I tend to make a main path with some offshoots that lead to other areas. If people travel through the forest I'll usually have an easy path to follow through it, since human habitation means clear-cutting and road-making. I'll have little branching paths that aren't easily visible sometimes - grassed over edges of the map and such that are hidden by trees, which become animal paths that lead to other areas. Usually I block off all edges that don't teleport you to another map in my maps, so the player can see that if there's a part where they can touch the edge they're likely able to find another area that way.
Cabins or caves for resting in if the forest is longer. Maybe even a small town or village in the middle of the forest (or a camping spot), so that there's a safe place to sally forth from.
Sometimes if I want a more maze-like forest (untouched by human hands for thousands of years, for example) I'll make it very overgrown and loop in on itself at times. You'd naturally find shortcuts here and there, though they'd likely be guarded by harder enemies. Also making a shortcut is fun - say there's a cliff part where you can jump down to a lower layer of the map that is closer to the entrance or the like. I also like sharing screens with different parts of the map so you can see that there's a path that you'll get to in the future and can kind of map some places in your mind (oh, I saw that to the south there was an area past the river I could get to but I haven't found a path to that going east. Maybe if I go west I'll find it instead.)
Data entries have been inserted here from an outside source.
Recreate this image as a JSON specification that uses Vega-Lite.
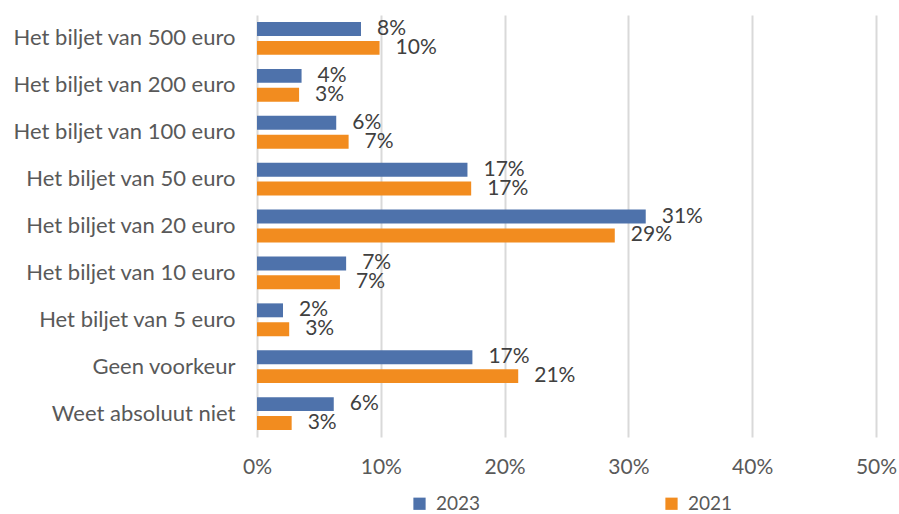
{
  "$schema": "https://vega.github.io/schema/vega-lite/v6.json",
  "width": 619,
  "height": 422,
  "autosize": {"type": "none"},
  "padding": {"left": 257, "top": 15, "right": 23, "bottom": 77},
  "background": "white",
  "config": {"view": {"stroke": null}, "font": "Lato"},
  "data": {
    "values": [
      {"cat": "Het biljet van 500 euro", "year": "2023", "value": 0.084},
      {"cat": "Het biljet van 500 euro", "year": "2021", "value": 0.099},
      {"cat": "Het biljet van 200 euro", "year": "2023", "value": 0.036},
      {"cat": "Het biljet van 200 euro", "year": "2021", "value": 0.034},
      {"cat": "Het biljet van 100 euro", "year": "2023", "value": 0.064},
      {"cat": "Het biljet van 100 euro", "year": "2021", "value": 0.074},
      {"cat": "Het biljet van 50 euro", "year": "2023", "value": 0.170},
      {"cat": "Het biljet van 50 euro", "year": "2021", "value": 0.173},
      {"cat": "Het biljet van 20 euro", "year": "2023", "value": 0.314},
      {"cat": "Het biljet van 20 euro", "year": "2021", "value": 0.289},
      {"cat": "Het biljet van 10 euro", "year": "2023", "value": 0.072},
      {"cat": "Het biljet van 10 euro", "year": "2021", "value": 0.067},
      {"cat": "Het biljet van 5 euro", "year": "2023", "value": 0.021},
      {"cat": "Het biljet van 5 euro", "year": "2021", "value": 0.026},
      {"cat": "Geen voorkeur", "year": "2023", "value": 0.174},
      {"cat": "Geen voorkeur", "year": "2021", "value": 0.211},
      {"cat": "Weet absoluut niet", "year": "2023", "value": 0.062},
      {"cat": "Weet absoluut niet", "year": "2021", "value": 0.028}
    ]
  },
  "encoding": {
    "y": {
      "field": "cat",
      "type": "nominal",
      "sort": null,
      "scale": {"paddingInner": 0.3, "paddingOuter": 0.15},
      "axis": {"title": null, "domain": false, "ticks": false, "labelFontSize": 22, "labelColor": "#595959", "labelPadding": 22, "labelLimit": 300}
    },
    "yOffset": {
      "field": "year",
      "type": "nominal",
      "sort": ["2023", "2021"],
      "scale": {"paddingInner": 0.263, "paddingOuter": 0}
    },
    "x": {
      "field": "value",
      "type": "quantitative",
      "scale": {"domain": [0, 0.5]},
      "axis": {"format": ".0%", "values": [0, 0.1, 0.2, 0.3, 0.4, 0.5], "title": null, "domain": false, "ticks": false, "grid": true, "gridColor": "#D9D9D9", "gridWidth": 2, "labelFontSize": 21, "labelColor": "#595959", "labelPadding": 19, "labelFlush": false, "labelOverlap": false}
    }
  },
  "layer": [
    {
      "mark": {"type": "bar"},
      "encoding": {
        "color": {
          "field": "year",
          "type": "nominal",
          "scale": {"domain": ["2023", "2021"], "range": ["#4E72AB", "#F28C1F"]},
          "legend": {"orient": "none", "legendX": 153, "legendY": 479, "direction": "horizontal", "title": null, "symbolType": "square", "symbolSize": 150, "labelFontSize": 19, "labelColor": "#595959", "columnPadding": 181, "labelOffset": 7, "padding": 0, "symbolStrokeWidth": 0}
        }
      }
    },
    {
      "mark": {"type": "text", "align": "left", "dx": 16, "fontSize": 21, "color": "#404040"},
      "encoding": {"text": {"field": "value", "type": "quantitative", "format": ".0%"}}
    }
  ]
}
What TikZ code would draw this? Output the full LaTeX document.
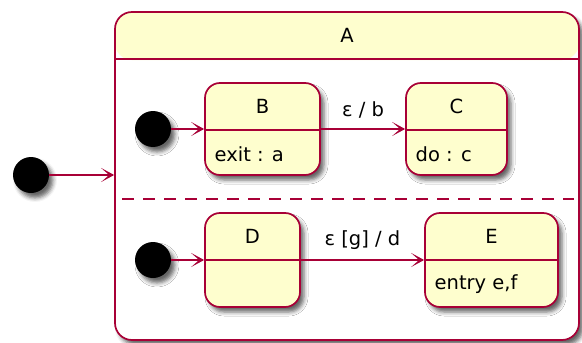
\documentclass[tikz,border=0pt]{standalone}
\usepackage{fontspec}
\setmainfont{DejaVu Sans}
\usepackage{xcolor}
\definecolor{umlred}{RGB}{168,0,54}
\definecolor{umlfill}{RGB}{254,254,206}
\usepackage{tikz}
\usetikzlibrary{positioning}
\usetikzlibrary{arrows.meta}
\usetikzlibrary{shadows.blur}

\begin{document}
\begin{tikzpicture}[x=1pt,y=-1pt,
  every node/.style={font=\fontsize{19.5}{23}\selectfont,text=black},
  state/.style={draw=umlred,fill=umlfill,line width=1.7pt,rounded corners=15pt,inner sep=0pt,
    blur shadow={shadow xshift=4pt,shadow yshift=-5pt,shadow blur radius=4pt,shadow opacity=60}},
  header/.style={path picture={\fill[umlfill] (path picture bounding box.north west)
    rectangle ([yshift=-48pt]path picture bounding box.north east);}},
  start/.style={circle,fill=black,minimum size=36pt,inner sep=0pt,
    blur shadow={shadow xshift=4pt,shadow yshift=-5pt,shadow blur radius=4pt,shadow opacity=60}},
  trans/.style={draw=umlred,line width=1.3pt,-{Stealth[length=13pt,width=14pt,inset=8pt]}}]
\useasboundingbox (0,0) rectangle (582,343);

% composite state
\node[state,header,fill=white,minimum width=464pt,minimum height=328pt,rounded corners=17pt] (A) at (347,176) {};
\draw[umlred,line width=1.7pt] ([yshift=-48pt]A.north west) -- ([yshift=-48pt]A.north east);
\node (Atitle) at ([yshift=-24pt]A.north) {A};
\draw[umlred,line width=1.7pt,dash pattern=on 12pt off 9pt] ([xshift=8pt,yshift=-188pt]A.north west) -- ([xshift=-6pt,yshift=-188pt]A.north east);

% inner states: name/x/y/width/height/title/body
\foreach \n/\x/\y/\w/\h/\t/\b in {B/262.5/129/115/92/B/exit : a,
    C/456.5/129/101/92/C/do : c,
    D/252.5/260/95/94/D/{},
    E/491.5/260/133/94/E/{entry e,f}}{
  \node[state,minimum width=\w pt,minimum height=\h pt] (\n) at (\x,\y) {};
  \draw[umlred,line width=1.7pt] ([yshift=-48pt]\n.north west) -- ([yshift=-48pt]\n.north east);
  \node (\n title) at ([yshift=-24pt]\n.north) {\t};
  \node[anchor=west] (\n body) at ([xshift=7pt,yshift=-72pt]\n.north west) {\b};
}

% initial states
\node[start] (i0) at (31,175) {};
\node[start] (i1) at (153,129) {};
\node[start] (i2) at (153,260) {};

% transitions
\draw[trans] (i0) -- (i0 -| A.west);
\draw[trans] (i1) -- (B.west);
\draw[trans] (i2) -- (D.west);
\draw[trans] (B.east) -- node[above=7pt] (lbl1) {ε / b} (C.west);
\draw[trans] (D.east) -- node[above=6pt] (lbl2) {ε [g] / d} (E.west);
\end{tikzpicture}
\end{document}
Lots of dead ends, small clearings, and sometimes even incorporating things like cliffs, caves and other different kinds of landscape helps a forest feel a bit different and interesting too. Landmarks (or at least recognisable areas) so that the player can orient themselves based on what they remember (like, oh, this is the part with the lake. if I go north from this area it'll lead back around to the waterfalls and west of there was a cabin).
Depending on the game there might be hidden paths.
Oh, something else I always (or almost always) do is have small cutouts of trees. See I usually use the canopy forest to map forests with, but a sea of just black is boring, so I make little parts that show the trees breaking up a bit to add variety.
For example:
The blue are the different exits. You can see that the southern one is a bit harder to figure out as an exit than the other two. On the left you can see an inaccessible cut-away of the forest to give the feel of there being more than just the path. Overall, the red is the only part you can walk, making a larger map feel more cramped by cutting off areas to go.